- Polska musi zwrócić do unijnego budżetu 92 mln euro za wydane niezgodnie z unijnymi procedurami lub bez wystarczających kontroli dopłaty rolne - zdecydowała Komisja Europejska. Minister rolnictwa Marek Sawicki już zapowiada, że zamierza zaskarżyć decyzję Komisji do Trybunału w Luksemburgu.
W sumie 21 krajów musi zwrócić do budżetu UE 346,5 mln euro. Więcej od Polski, bo aż 130 mln euro, ma zwrócić Grecja.
Grzech na polu
Polskie grzechy to według Brukseli "różne niedociągnięcia w dopłatach obszarowych z okresu 2006-2007". Zdaniem KE, Polska nie przeprowadziła w terenie wystarczających kontroli tam, gdzie stwierdzono najwięcej nieprawidłowości. Chodzi głównie o uchybienia administracyjne oraz te w określaniu za pomocą zdjęć lotniczych obszarów rolnych, którym przysługują dopłaty.
- Musimy być pewni, że kraje członkowskie przeprowadzają wystarczające kontrole w terenie, a pieniądze europejskiego podatnika są dobrze wydawane - powiedział komisarz ds. rolnictwa Dacian Ciolos. - Fundamentalny problem to sprawdzanie, czy obszary zostały poprawnie wytyczone. Wydaje się, że była pewna liczba obszarów, które otrzymały dopłaty, mimo że się do tego nie kwalifikowały. Każdy kraj członkowski ma obowiązek sprawdzenia w terenie, czy podane liczby są prawidłowe. Eksperci KE uważają, że to nie zostało zrobione w sposób wystarczający - dodał jego rzecznik Roger Waite.
"Żeby zrobić mapki trzeba mieć czas"
Minister rolnictwa Marek Sawicki już zapowiada, że zamierza zaskarżyć decyzję Komisji do Trybunału w Luksemburgu. Zauważył, że kara dla Polski w wyniku działań resortu i tak uległa zmniejszeniu o 1/3, czyli o 60 mln dolarów. Procedura nakładania kary jest bowiem długa. List z informacją o groźbie kary, sięgającej 5 proc. dopłat, czyli ok. 150 mln euro, KE wysłała do Polski w sierpniu zeszłego roku. Potem odbył się tzw. komitet pojednawczy, w ramach którego Polsce udało się nieco zmniejszyć karę.
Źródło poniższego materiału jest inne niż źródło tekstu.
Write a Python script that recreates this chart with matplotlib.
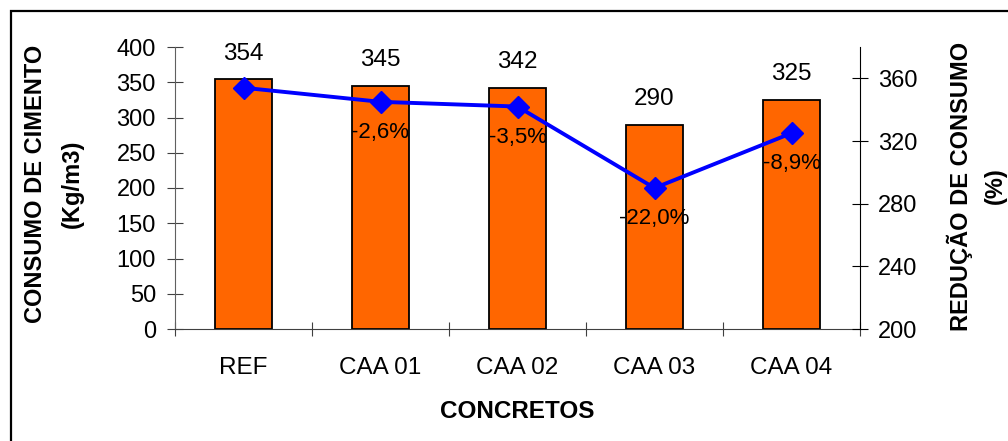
import matplotlib
matplotlib.use("Agg")
import matplotlib.pyplot as plt
from matplotlib.patches import Rectangle

plt.rcParams['font.family'] = ['Liberation Sans', 'DejaVu Sans']

categories = ["REF", "CAA 01", "CAA 02", "CAA 03", "CAA 04"]
consumo = [354, 345, 342, 290, 325]
reducao_labels = ["", "-2,6%", "-3,5%", "-22,0%", "-8,9%"]
left_ticks = [0, 50, 100, 150, 200, 250, 300, 350, 400]
right_ticks = [200, 240, 280, 320, 360]

W, H = 1008, 441
fig = plt.figure(figsize=(W / 100, H / 100), dpi=100)
ax = fig.add_axes([175 / W, 1 - 329 / H, (860 - 175) / W, (329 - 47) / H])
ax2 = ax.twinx()

x = list(range(len(categories)))
ax.bar(x, consumo, width=0.42, color="#FF6600", edgecolor="black", linewidth=1.3, zorder=2)
for xi, v in zip(x, consumo):
    ax.annotate(f"{v}", (xi, v), xytext=(0, 10.5), textcoords="offset points",
                ha="center", va="bottom", fontsize=17.5)

ax.set_xlim(-0.5, len(categories) - 0.5)
ax.set_ylim(0, 400)
ax.set_yticks(left_ticks)
ax.set_xticks([i - 0.5 for i in range(len(categories) + 1)])
ax.set_xticklabels([])
ax.set_xticks(x, minor=True)
ax.set_xticklabels(categories, minor=True, fontsize=17.5)
ax.tick_params(axis="x", which="major", direction="inout", length=10, width=0.8, color="#404040")
ax.tick_params(axis="x", which="minor", length=0, pad=20)
ax.tick_params(axis="y", direction="inout", length=11.5, width=0.8, color="#404040",
               labelsize=17, pad=8)
ax.spines["top"].set_visible(False)
ax.spines["right"].set_visible(False)
ax.spines["left"].set_color("#606060")
ax.spines["bottom"].set_color("#404040")
ax.set_xlabel("CONCRETOS", fontsize=17.5, fontweight="bold", labelpad=15)

ax2.plot(x, consumo, color="#0000FF", linewidth=2.8, marker="D", markersize=11,
         markerfacecolor="#0000FF", markeredgecolor="#0000FF", zorder=3)
for xi, v, lab in zip(x, consumo, reducao_labels):
    if lab:
        ax2.annotate(lab, (xi, v), xytext=(0, -22), textcoords="offset points",
                     ha="center", va="center", fontsize=16)
ax2.set_ylim(200, 380)
ax2.set_yticks(right_ticks)
ax2.tick_params(axis="y", direction="inout", length=11.5, width=0.8, labelsize=17, pad=7)
ax2.spines["top"].set_visible(False)
ax2.spines["left"].set_visible(False)
ax2.spines["bottom"].set_visible(False)

ylabel_style = dict(rotation=90, ha="center", va="center", fontsize=17, fontweight="bold")
fig.text(36 / W, 1 - 184 / H, "CONSUMO DE CIMENTO", **ylabel_style)
fig.text(72 / W, 1 - 184 / H, "(Kg/m3)", **ylabel_style)
fig.text(960 / W, 1 - 186 / H, "REDUÇÃO DE CONSUMO", **ylabel_style)
fig.text(995 / W, 1 - 186 / H, "(%)", **ylabel_style)

fig.patches.append(Rectangle((11 / W, -0.2), 1.2, 1.2 - 11 / H, transform=fig.transFigure,
                             fill=False, edgecolor="black", linewidth=1.6))

fig.savefig("out.png", dpi=100)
Minister Sawicki wyjaśnił też, że Polska w latach 2004-6 do obliczania wysokości dopłat bezpośrednich stosowała system katastralny czyli istniejący system ewidencji gruntów. Zaznaczył, że utworzenie ewidencji na podstawie zdjęć satelitarnych czy lotniczych (czyli ortofotomap) wymagało czasu, o czym KE wiedziała.